If you haven't been on a flight to Orlando, Florida, then you don't know what it is to wait at your gate behind several strollers, wheelchairs, children and high school kids going on a summer field trip. It's just about three hours from where we are to Orlando, and other than rapid-fire requests for snacks, more movies, more volume, and her refusal to let me open the window shade, Anna did amazingly well on her first flight. I did pretty well too, on this my twentieth-or-so flight, as did the woman flying alone with five kids across the aisle.

Can I tell you who didn't do so great? It was the class trip. As I sat wearing my best Turbulence is Awesome face, pointing out familiar land masses miles below us, and laughing myself onto a no-fly list reading Bossypants, most of the high school kids made dramatic "WHOOOOOOAAAAAA" sounds with each bump. There were loud "OMIGOD"s and then someone asked if they were going to die. I felt bad for those kids, because they couldn't even order in-flight cocktails.

I felt bad for those kids the same way I sympathize with parents who are equally unsure of how their flight will go, because "Will my toddler spend 3 hours kicking the seat?" is the parent equivalent of a teenager wondering how often planes spontaneously nosedive.

There's endless advice on flying with kids, ideas for how to make the trip less stressful for both parents and offspring, because there's a huge difference between remembering your passport, enough underwear, and shoes you can easily slip off at security and having to carry on the accouterments that keep the preschool set occupied for hours, on top of the worry that the mere sight of your child will result in audible sighs from 150 strangers.
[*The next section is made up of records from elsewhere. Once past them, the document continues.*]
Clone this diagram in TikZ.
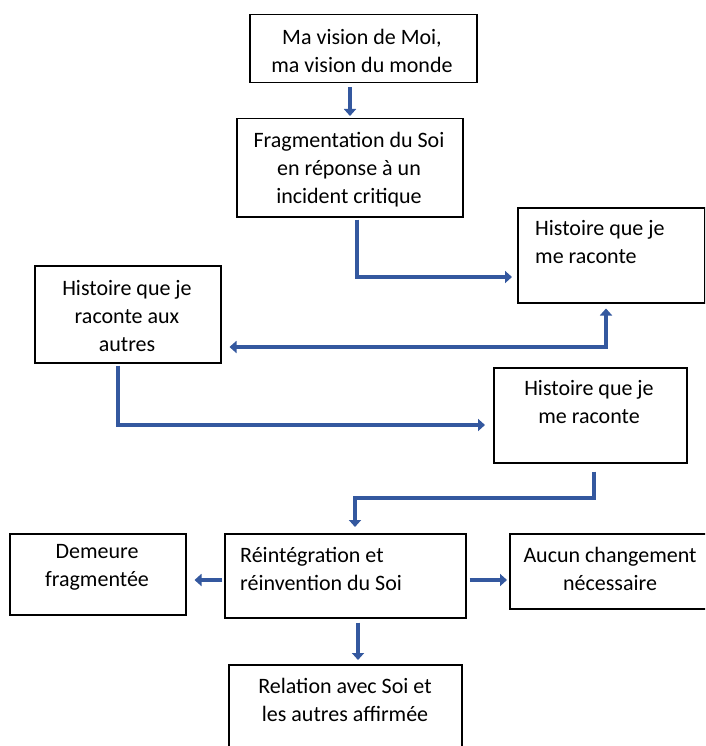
\documentclass[tikz,border=0pt]{standalone}
\usepackage{fontspec}
\setmainfont{Carlito}
\usetikzlibrary{arrows.meta}
\definecolor{arrowblue}{HTML}{34589F}
\tikzset{
  box/.style={draw=black, line width=1.5pt, fill=white, inner sep=0pt, anchor=north west},
  txt/.style={inner sep=0pt, font=\fontsize{22}{28}\selectfont},
  arr/.style={draw=arrowblue, line width=4.5pt, line join=miter, -{Triangle[length=7pt,width=12pt]}},
}
\begin{document}
\begin{tikzpicture}[x=1pt,y=-1pt]
\useasboundingbox (0,0) rectangle (705,746);
\fill[white] (0,0) rectangle (705,746);
\clip (0,0) rectangle (705,746);
% boxes
\node[box, minimum width=227pt, minimum height=68pt] (b1) at (249,14) {};
\node[box, minimum width=226pt, minimum height=98pt] (b2) at (236,118) {};
\node[box, minimum width=187pt, minimum height=95pt] (b3) at (517,207) {};
\node[box, minimum width=186pt, minimum height=97pt] (b4) at (34,265) {};
\node[box, minimum width=193pt, minimum height=95pt] (b5) at (493,367) {};
\node[box, minimum width=176pt, minimum height=81pt] (b6) at (9,533) {};
\node[box, minimum width=241pt, minimum height=84pt] (b7) at (224,533) {};
\node[box, minimum width=210pt, minimum height=75pt] (b8) at (509,533) {};
\node[box, minimum width=233pt, minimum height=100pt] (b9) at (228,664) {};
% texts
\node[txt, align=center] (t1) at (362,51) {Ma vision de Moi,\\ma vision du monde};
\node[txt, align=center] (t2) at (349,170) {Fragmentation du Soi\\en réponse à un\\incident critique};
\node[txt, align=left, anchor=west] (t3) at (535,242) {Histoire que je\\me raconte};
\node[txt, align=center] (t4) at (127,316) {Histoire que je\\raconte aux\\autres};
\node[txt, align=center] (t5) at (589,402) {Histoire que je\\me raconte};
\node[txt, align=center] (t6) at (97,567) {Demeure\\fragmentée};
\node[txt, align=left, anchor=west] (t7) at (240,569) {Réintégration et\\réinvention du Soi};
\node[txt, align=center] (t8) at (610,569) {Aucun changement\\nécessaire};
\node[txt, align=center] (t9) at (345,700) {Relation avec Soi et\\les autres affirmée};
% connector points
\coordinate (c2) at (357,277);
\coordinate (c3) at (606,347);
\coordinate (c4) at (118,425);
\coordinate (c5a) at (594,498);
\coordinate (c5b) at (355,498);
% connectors
\draw[arr] ([yshift=-4pt]b1.south -| 350,0) -- ([yshift=2pt]b2.north -| 350,0);
\draw[arr] ([yshift=-2pt]b2.south -| c2) -- (c2) -- ([xshift=-5pt]c2 -| b3.west);
\draw[arr, {Triangle[length=7pt,width=12pt]}-{Triangle[length=7pt,width=12pt]}] ([yshift=-5pt]b3.south -| c3) -- (c3) -- ([xshift=8pt]c3 -| b4.east);
\draw[arr] ([yshift=-2pt]b4.south -| c4) -- (c4) -- ([xshift=-8pt]c4 -| b5.west);
\draw[arr] ([yshift=-8pt]b5.south -| c5a) -- (c5a) -- (c5b) -- ([yshift=6pt]b7.north -| c5b);
\draw[arr] ([xshift=-2pt]b7.west |- 0,580) -- ([xshift=8pt]b6.east |- 0,580);
\draw[arr] ([xshift=3pt]b7.east |- 0,580) -- ([xshift=-2pt]b8.west |- 0,580);
\draw[arr] ([yshift=-4pt]b7.south -| 358,0) -- ([yshift=4pt]b9.north -| 358,0);
\end{tikzpicture}
\end{document}
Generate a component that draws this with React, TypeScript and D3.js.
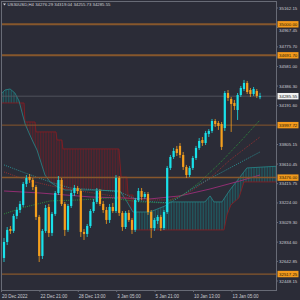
import * as d3 from 'd3';

// candles, H4, one per bar index (last bar = header OHLC)
const opens = [32677, 32836, 32965, 32946, 33095, 33154, 33204, 33413, 33482, 33453, 33383, 33085, 32697, 32946, 33184, 32926, 33115, 33323, 33453, 33214, 32956, 33194, 33323, 33373, 33343, 32936, 32916, 32995, 33144, 33234, 33343, 33214, 33154, 33055, 33184, 33144, 33472, 33125, 32985, 33125, 33055, 32956, 33254, 33343, 33284, 33313, 33134, 32975, 33045, 33085, 32975, 33134, 33572, 33681, 33761, 33791, 33701, 33582, 33502, 33572, 33671, 33771, 33850, 33820, 33910, 33940, 34039, 34019, 34009, 33969, 34317, 34258, 34218, 34148, 34297, 34357, 34417, 34347, 34307, 34337, 34276.29];
const highs = [32876, 32985, 32995, 33115, 33184, 33244, 33433, 33502, 33512, 33472, 33403, 33105, 32965, 33204, 33214, 33134, 33343, 33492, 33472, 33234, 33214, 33353, 33403, 33393, 33363, 32965, 33015, 33164, 33264, 33373, 33363, 33244, 33184, 33214, 33224, 33502, 33492, 33144, 33144, 33154, 33075, 33274, 33373, 33373, 33333, 33333, 33154, 33075, 33105, 33105, 33154, 33592, 33701, 33771, 33791, 33820, 33731, 33602, 33592, 33691, 33791, 33870, 33880, 33940, 33959, 34059, 34059, 34039, 34029, 34337, 34347, 34278, 34248, 34317, 34387, 34447, 34437, 34367, 34377, 34357, 34319.04];
const lows = [32637, 32806, 32916, 32926, 33065, 33125, 33184, 33383, 33423, 33353, 33055, 32637, 32667, 32926, 32886, 32896, 33095, 33303, 33194, 32896, 32936, 33174, 33294, 33313, 32886, 32856, 32886, 32975, 33125, 33214, 33194, 33125, 33015, 33025, 33125, 33125, 33095, 32946, 32965, 33035, 32916, 32936, 33234, 33254, 33264, 33105, 32876, 32946, 33015, 32946, 32956, 33115, 33552, 33661, 33691, 33671, 33552, 33472, 33482, 33552, 33651, 33751, 33791, 33800, 33880, 33920, 33979, 33950, 33751, 33940, 34238, 33930, 34148, 34049, 34278, 34337, 34307, 34278, 34288, 34268, 34255.73];
const closes = [32836, 32956, 32946, 33095, 33154, 33214, 33413, 33472, 33453, 33383, 33085, 32697, 32946, 33174, 32926, 33115, 33323, 33453, 33214, 32956, 33194, 33323, 33373, 33343, 32936, 32916, 32995, 33144, 33234, 33343, 33214, 33154, 33055, 33184, 33144, 33472, 33125, 32985, 33125, 33055, 32956, 33254, 33343, 33284, 33313, 33134, 32975, 33055, 33085, 32975, 33134, 33572, 33681, 33741, 33721, 33701, 33582, 33502, 33572, 33671, 33771, 33840, 33820, 33920, 33940, 34039, 34009, 33989, 33781, 34317, 34268, 34208, 34188, 34297, 34367, 34417, 34327, 34307, 34357, 34288, 34285.55];

// ichimoku cloud spans, vertices as [bar index, price]
const spanBIdx = [-2, 6.25, 6.56, 9.69, 10, 16.25, 16.56, 18.1, 18.4, 35.9, 36.6, 38.4, 38.75, 40.3, 40.6, 68.75, 69.7, 70.9, 73.4, 75, 87];
const spanBVal = [34218, 34218, 34029, 34029, 33930, 33930, 33850, 33850, 33761, 33761, 33482, 33482, 33303, 33303, 32956, 32956, 33105, 33204, 33274, 33433, 33433];
const spanAIdx = [-2, 0.3, 1.9, 3.4, 4.7, 5.6, 6.6, 7.8, 9.1, 10.3, 11.6, 12.8, 14.4, 16.25, 19.1, 26.9, 36.25, 38.1, 40.3, 45.6, 50.3, 51.9, 62.8, 64.4, 65.6, 68.1, 70.6, 73.75, 75.9, 87];
const spanAVal = [34268, 34347, 34357, 34317, 34238, 34128, 34009, 33920, 33830, 33751, 33622, 33502, 33433, 33393, 33353, 33353, 33343, 33254, 33134, 33134, 33194, 33234, 33234, 33294, 33234, 33234, 33353, 33482, 33572, 33592];

// moving averages, vertices as [bar index, price]
const maMagIdx = [0, 11.25, 26.9, 45.6, 55, 64.4, 73.75, 80];
const maMagVal = [33343, 33323, 33284, 33264, 33294, 33363, 33443, 33502];
const maGreenIdx = [0, 6.6, 14.4, 23.75, 33.1, 42.5, 50.3, 55.9, 61.25, 67.5, 73.75, 80];
const maGreenVal = [33115, 33184, 33244, 33254, 33274, 33234, 33224, 33303, 33433, 33622, 33830, 34049];
const maRedIdx = [0, 6.9, 17.5, 30, 42.5, 51.9, 58.1, 64.4, 70.6, 80];
const maRedVal = [33532, 33453, 33373, 33313, 33254, 33254, 33333, 33472, 33651, 33880];
const maTealIdx = [0, 6.6, 14.4, 20.6, 30, 36.25, 42.5, 51.9, 61.25, 70.6, 80];
const maTealVal = [33602, 33522, 33433, 33373, 33353, 33333, 33244, 33224, 33413, 33572, 33731];

const priceTicks = [35162.15, 34967.45, 34775.70, 34581.00, 34386.30, 34191.60, 33805.15, 33610.45, 33415.75, 33224.00, 33029.30, 32834.60, 32642.85, 32448.15];
const levels = [35000.00, 34691.70, 33997.72, 33476.00, 32517.25];
const levelWidths = [2, 2, 1, 1.5, 1.2];
const timeLabels = ['20 Dec 2022', '22 Dec 21:00', '28 Dec 13:00', '3 Jan 05:00', '5 Jan 21:00', '10 Jan 13:00', '13 Jan 05:00'];
const timeBars = [0, 12, 24, 36, 48, 60, 72];
const header = 'US30USD,H4  34276.29 34319.04 34255.73 34285.55';
const lastPrice = 34285.55;

const BG = '#2b2c37';
const GRID = '#686b76';
const CYAN = '#19e2ea';
const ORANGE = '#f5a01e';
const LEVEL = '#87572c';
const FONT = 'Liberation Sans, Arial, sans-serif';

export default function App() {
  const right = 276;
  const bottom = 290;
  const x = d3.scaleLinear().domain([0, 80]).range([4, 260]);
  const y = d3.scaleLinear().domain([32448.15, 35162.15]).range([281, 8]);

  const path = (idx: number[], val: number[]) =>
    d3.line<number>().x(k => x(idx[k])).y(k => y(val[k]))(d3.range(idx.length)) || '';
  const below = (idx: number[], val: number[]) =>
    d3.area<number>().x(k => x(idx[k])).y0(bottom).y1(k => y(val[k]))(d3.range(idx.length)) || '';
  const above = (idx: number[], val: number[]) =>
    d3.area<number>().x(k => x(idx[k])).y0(0).y1(k => y(val[k]))(d3.range(idx.length)) || '';

  const mas = [
    { idx: maMagIdx, val: maMagVal, color: '#9c2e78', dash: '' },
    { idx: maGreenIdx, val: maGreenVal, color: '#2f9a3c', dash: '1 1.2' },
    { idx: maRedIdx, val: maRedVal, color: '#a23030', dash: '1 1.2' },
    { idx: maTealIdx, val: maTealVal, color: '#2a9a9c', dash: '1 1.2' },
  ];

  // tick label hidden behind the 35000 level box in the reference; nudged just below it
  const tickY = (v: number) => (v === 34967.45 ? y(v) + 2.4 : y(v));

  return (
    <svg width={300} height={300} style={{ position: 'fixed', left: 0, top: 0, background: BG }}
      fontFamily={FONT}>
      <defs>
        <clipPath id="plot"><rect x={1} y={1} width={right - 1} height={bottom - 1} /></clipPath>
        <clipPath id="aboveA"><path d={above(spanAIdx, spanAVal)} /></clipPath>
        <clipPath id="aboveB"><path d={above(spanBIdx, spanBVal)} /></clipPath>
        <pattern id="hatchRed" width={1.6} height={4} patternUnits="userSpaceOnUse">
          <rect x={0} y={0} width={0.6} height={4} fill="#6e1c26" />
        </pattern>
        <pattern id="hatchTeal" width={1.6} height={4} patternUnits="userSpaceOnUse">
          <rect x={0} y={0} width={0.6} height={4} fill="#1c6a6e" />
        </pattern>
      </defs>
      <rect x={0} y={0} width={300} height={300} fill={BG} />

      <g clipPath="url(#plot)">
        <g clipPath="url(#aboveA)">
          <path d={below(spanBIdx, spanBVal)} fill="url(#hatchRed)" />
        </g>
        <g clipPath="url(#aboveB)">
          <path d={below(spanAIdx, spanAVal)} fill="url(#hatchTeal)" />
        </g>
        <path d={path(spanBIdx, spanBVal)} fill="none" stroke="#861d22" strokeWidth={0.9} />
        <path d={path(spanAIdx, spanAVal)} fill="none" stroke="#277f82" strokeWidth={0.9} />

        {mas.map((m, k) => (
          <path key={k} d={path(m.idx, m.val)} fill="none" stroke={m.color} strokeWidth={0.9}
            strokeDasharray={m.dash || undefined} />
        ))}

        <line x1={1} x2={right} y1={y(lastPrice)} y2={y(lastPrice)} stroke="#5a5c66" strokeWidth={0.8} />
        {levels.map((v, k) => (
          <line key={k} x1={1} x2={right} y1={y(v)} y2={y(v)} stroke={LEVEL} strokeWidth={levelWidths[k]} />
        ))}

        {closes.map((c, i) => {
          const o = opens[i];
          const col = c >= o ? CYAN : ORANGE;
          const cx = x(i);
          const top = y(Math.max(o, c));
          const h = Math.max(1, y(Math.min(o, c)) - top);
          return (
            <g key={i}>
              <line x1={cx} x2={cx} y1={y(highs[i])} y2={y(lows[i])} stroke={col} strokeWidth={0.8} />
              <rect x={cx - 1.1} y={top} width={2.2} height={h} fill={col} />
            </g>
          );
        })}
      </g>

      {/* frame and axes */}
      <rect x={1} y={1} width={right - 1} height={bottom - 1} fill="none" stroke={GRID} strokeWidth={1} shapeRendering="crispEdges" />

      {priceTicks.map((v, k) => (
        <g key={k}>
          <line x1={right} x2={right + 2} y1={y(v)} y2={y(v)} stroke={GRID} />
          <text x={279} y={tickY(v)} dy="0.35em" fontSize={4.4} fill="#c9cad0">{v.toFixed(2)}</text>
        </g>
      ))}

      {levels.map((v, k) => (
        <g key={k}>
          <rect x={277.5} y={y(v) - 3.2} width={21} height={6.4} fill="#f39a1c" />
          <text x={279} y={y(v)} dy="0.35em" fontSize={4.4} fill="#2a1a08">{v.toFixed(2)}</text>
        </g>
      ))}
      <rect x={277.5} y={y(lastPrice) - 3.2} width={21} height={6.4} fill="#f2f2f2" />
      <text x={279} y={y(lastPrice)} dy="0.35em" fontSize={4.4} fill="#1c1c24">{lastPrice.toFixed(2)}</text>

      {timeLabels.map((t, k) => {
        const tx = x(timeBars[k]) - 2.5;
        return (
          <g key={k}>
            <line x1={tx} x2={tx} y1={bottom} y2={bottom + 2} stroke={GRID} />
            <text x={tx + 0.5} y={297.6} fontSize={4.5} fill="#c9cad0">{t}</text>
          </g>
        );
      })}

      <path d="M3,3.6 L6,3.6 L4.5,5.6 Z" fill="#d0d0d6" />
      <text x={7.5} y={5.6} fontSize={4.3} fill="#d0d1d6">{header}</text>
    </svg>
  );
}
So I implore my happily no-kid friends, the next time you board a flight to your no-kid destination, don't take to Facebook before taxi to post about your preemptive annoyance over the potential fussiness of the baby next to you. Consider that while you breezed through the terminal Starbucks, your row-mate had to traverse the airport like a sherpa whose client wouldn't stop sprinting toward peril. Try to imagine what it might be like to have to control someone else's bladder mid-flight. We are all using a very public mode of transportation, one that's not especially accommodating to us breeders. Know that we are stressed, uncomfortable, and hoping like hell our kids don't behave like marsupials.

And remember mostly that we were all kids once, and as adults we could stand to do a little less whining.